## Exercise details
Read the material below and count the lines holding the string "matplotlib". Give that count with nothing added.

## Supplied material
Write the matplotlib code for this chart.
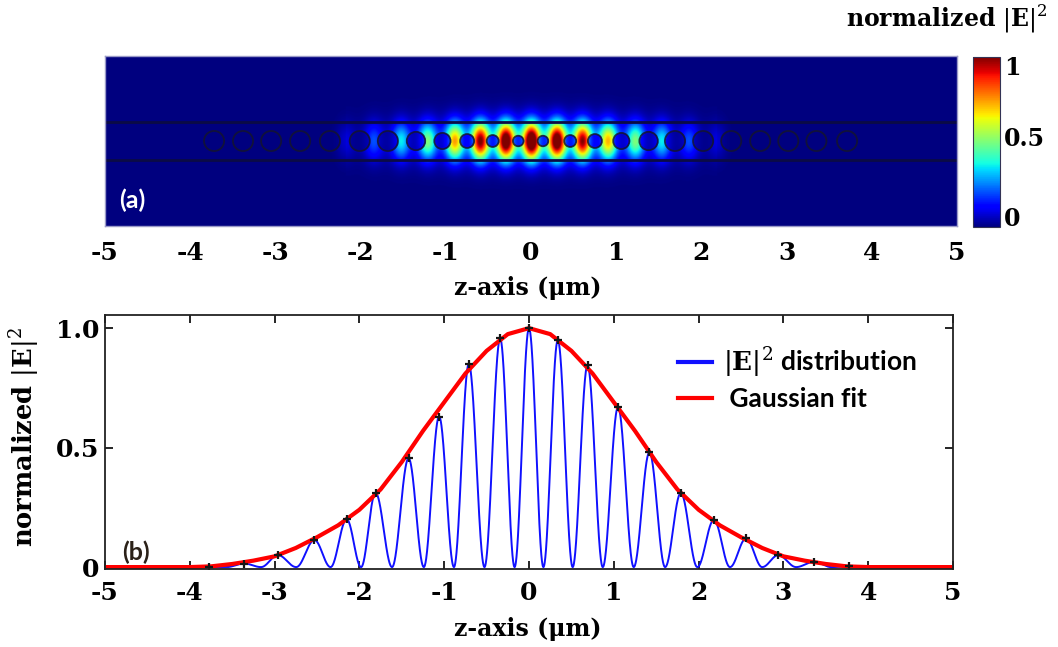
# Field profile of a tapered photonic crystal nanobeam cavity
import numpy as np
import matplotlib.pyplot as plt
from matplotlib.patches import Circle

plt.rcParams['mathtext.fontset'] = 'custom'
plt.rcParams['mathtext.rm'] = 'DejaVu Serif'
plt.rcParams['mathtext.bf'] = 'DejaVu Serif:bold'

# Peaks of the |E|^2 distribution (z in um, normalized height)
peak_z = [-3.77, -3.36, -2.96, -2.53, -2.15, -1.81, -1.42, -1.06, -0.71, -0.34, 0.0,
          0.34, 0.69, 1.05, 1.42, 1.79, 2.18, 2.56, 2.94, 3.36, 3.77]
peak_h = [0.0, 0.015, 0.05, 0.113, 0.2, 0.311, 0.455, 0.63, 0.85, 0.957, 1.0,
          0.95, 0.845, 0.67, 0.48, 0.31, 0.197, 0.12, 0.05, 0.022, 0.003]

# Gaussian fit read every 0.25 um from -5 to 5
fit_val = [0, 0, 0, 0, 0, 0.003, 0.013, 0.027, 0.045, 0.08, 0.125, 0.175, 0.24, 0.325,
           0.44, 0.57, 0.69, 0.81, 0.905, 0.975, 1.0, 0.975, 0.905, 0.81, 0.69, 0.57,
           0.44, 0.325, 0.24, 0.175, 0.125, 0.08, 0.045, 0.027, 0.013, 0.003, 0, 0, 0, 0, 0]

# Bright spots in the field map (z in um, normalized intensity)
spot_z = [-2.18, -1.85, -1.53, -1.22, -0.90, -0.60, -0.30, 0.0, 0.30, 0.60, 0.90, 1.22, 1.53, 1.85, 2.18]
spot_i = [0.07, 0.17, 0.3, 0.42, 0.62, 0.85, 0.95, 1.0, 0.95, 0.83, 0.6, 0.42, 0.3, 0.17, 0.07]

# Air holes of the tapered nanobeam (z and radius in um)
hole_z = [-3.72, -3.38, -3.05, -2.71, -2.36, -2.01, -1.68, -1.35, -1.04, -0.75, -0.45, -0.15,
          0.14, 0.46, 0.75, 1.06, 1.38, 1.69, 2.02, 2.35, 2.69, 3.02, 3.35, 3.71]
hole_r = [0.118, 0.118, 0.118, 0.118, 0.118, 0.118, 0.118, 0.108, 0.095, 0.082, 0.07, 0.062,
          0.062, 0.07, 0.082, 0.095, 0.108, 0.118, 0.118, 0.118, 0.118, 0.118, 0.118, 0.118]
beam_half = 0.22

ticks = [-5, -4, -3, -2, -1, 0, 1, 2, 3, 4, 5]
serif = 'DejaVu Serif'


def lobes(z, pz, ph):
    # one sin^2 shaped lobe per peak, falling to zero half way to the next peak
    out = np.zeros_like(z)
    for i in range(len(pz) - 1):
        a, b = pz[i], pz[i + 1]
        m = 0.5 * (a + b)
        s = (z >= a) & (z < m)
        out[s] = ph[i] * np.cos(0.5 * np.pi * (z[s] - a) / (m - a)) ** 2
        s = (z >= m) & (z <= b)
        out[s] = ph[i + 1] * np.cos(0.5 * np.pi * (b - z[s]) / (b - m)) ** 2
    return out


fig = plt.figure(figsize=(10.58, 6.47), dpi=100)
ax1 = fig.add_axes([105 / 1058, (647 - 226) / 647, 852 / 1058, 170 / 647])
cax = fig.add_axes([973 / 1058, (647 - 227) / 647, 27 / 1058, 170 / 647])
ax2 = fig.add_axes([105 / 1058, (647 - 569) / 647, 848 / 1058, 254 / 647])

# (a) field map
Z, Y = np.meshgrid(np.linspace(-5, 5, 1400), np.linspace(-1, 1, 280))
field = np.zeros_like(Z)
for z0, i0 in zip(spot_z, spot_i):
    field += i0 * np.exp(-(Z - z0) ** 2 / (2 * 0.075 ** 2)) * np.exp(-Y ** 2 / (2 * 0.155 ** 2))
env = np.interp(Z, spot_z, spot_i, left=0, right=0)
field += 0.2 * env * np.exp(-Y ** 2 / (2 * 0.2 ** 2))
for hz, hr in zip(hole_z, hole_r):
    field[(Z - hz) ** 2 + Y ** 2 < hr ** 2] *= 0.35
field = np.clip(field, 0, 1)

im = ax1.imshow(field, extent=[-5, 5, -1, 1], origin='lower', cmap='jet', vmin=0, vmax=1,
                aspect='auto', interpolation='bilinear')
for yb in (-beam_half, beam_half):
    ax1.axhline(yb, color='#0b0b45', lw=2)
for hz, hr in zip(hole_z, hole_r):
    ax1.add_patch(Circle((hz, 0), hr, fill=False, ec='#15152e', lw=1.3, alpha=0.85))
ax1.set_xlim(-5, 5)
ax1.set_ylim(-1, 1)
ax1.set_xticks(ticks)
ax1.set_xticklabels([str(t) for t in ticks])
ax1.set_yticks([])
ax1.tick_params(axis='x', length=0, pad=11, labelsize=18)
for lab in ax1.get_xticklabels():
    lab.set_fontfamily(serif)
    lab.set_fontweight('bold')
for sp in ax1.spines.values():
    sp.set_color('#9a9ac8')
    sp.set_linewidth(1)
ax1.text(-4.84, -0.79, '(a)', color='white', fontsize=18, fontweight='bold', family='Lato')
fig.text(528 / 1058, 1 - 288 / 647, 'z-axis (\u03bcm)', ha='center', va='center',
         family=serif, fontweight='bold', fontsize=17)

cb = fig.colorbar(im, cax=cax)
cb.set_ticks([0.06, 0.53, 0.95])
cb.set_ticklabels(['0', '0.5', '1'])
cb.ax.tick_params(length=0, pad=3, labelsize=17)
for lab in cb.ax.get_yticklabels():
    lab.set_fontfamily(serif)
    lab.set_fontweight('bold')
cb.outline.set_edgecolor('#333355')
fig.text(947 / 1058, 1 - 19 / 647, r'normalized $|\mathbf{E}|^2$', ha='center', va='center',
         family=serif, fontweight='bold', fontsize=17)

# (b) line profile
zz = np.linspace(-5, 5, 4001)
ax2.plot(zz, lobes(zz, np.array(peak_z), np.array(peak_h)), color='#1010ff', lw=1.4,
         label=r'$|\mathbf{E}|^2$ distribution')
fit_z = np.arange(-5, 5.001, 0.25)
ax2.plot(fit_z, fit_val, color='#ff0000', lw=3, label=' Gaussian fit')
ax2.plot(peak_z, peak_h, ls='none', marker='+', ms=6, mew=1.6, color='#151515')
ax2.set_xlim(-5, 5)
ax2.set_ylim(-0.008, 1.055)
ax2.set_xticks(ticks)
ax2.set_xticklabels([str(t) for t in ticks])
ax2.set_yticks([0, 0.5, 1.0])
ax2.set_yticklabels(['0', '0.5', '1.0'])
ax2.tick_params(direction='in', length=6, width=1.2, top=True, right=True, labelsize=18)
ax2.tick_params(axis='x', pad=9)
ax2.tick_params(axis='y', pad=4)
for lab in ax2.get_xticklabels() + ax2.get_yticklabels():
    lab.set_fontfamily(serif)
    lab.set_fontweight('bold')
for sp in ax2.spines.values():
    sp.set_color('#222222')
    sp.set_linewidth(1.3)
ax2.text(-4.8, 0.03, '(b)', color='#2b2118', fontsize=18, fontweight='bold', family='Lato')
fig.text(528 / 1058, 1 - 629 / 647, 'z-axis (\u03bcm)', ha='center', va='center',
         family=serif, fontweight='bold', fontsize=17)
fig.text(24 / 1058, 1 - 437 / 647, r'normalized $|\mathbf{E}|^2$', ha='center', va='center',
         rotation=90, family=serif, fontweight='bold', fontsize=18.5)

leg = ax2.legend(loc='upper right', bbox_to_anchor=(0.985, 0.975), frameon=False,
                 handlelength=1.3, handletextpad=0.4, labelspacing=0.25,
                 prop={'family': 'Lato', 'weight': 'bold', 'size': 19})
for ln in leg.get_lines():
    ln.set_linewidth(3)

fig.savefig('out.png', dpi=100)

## Task answer
3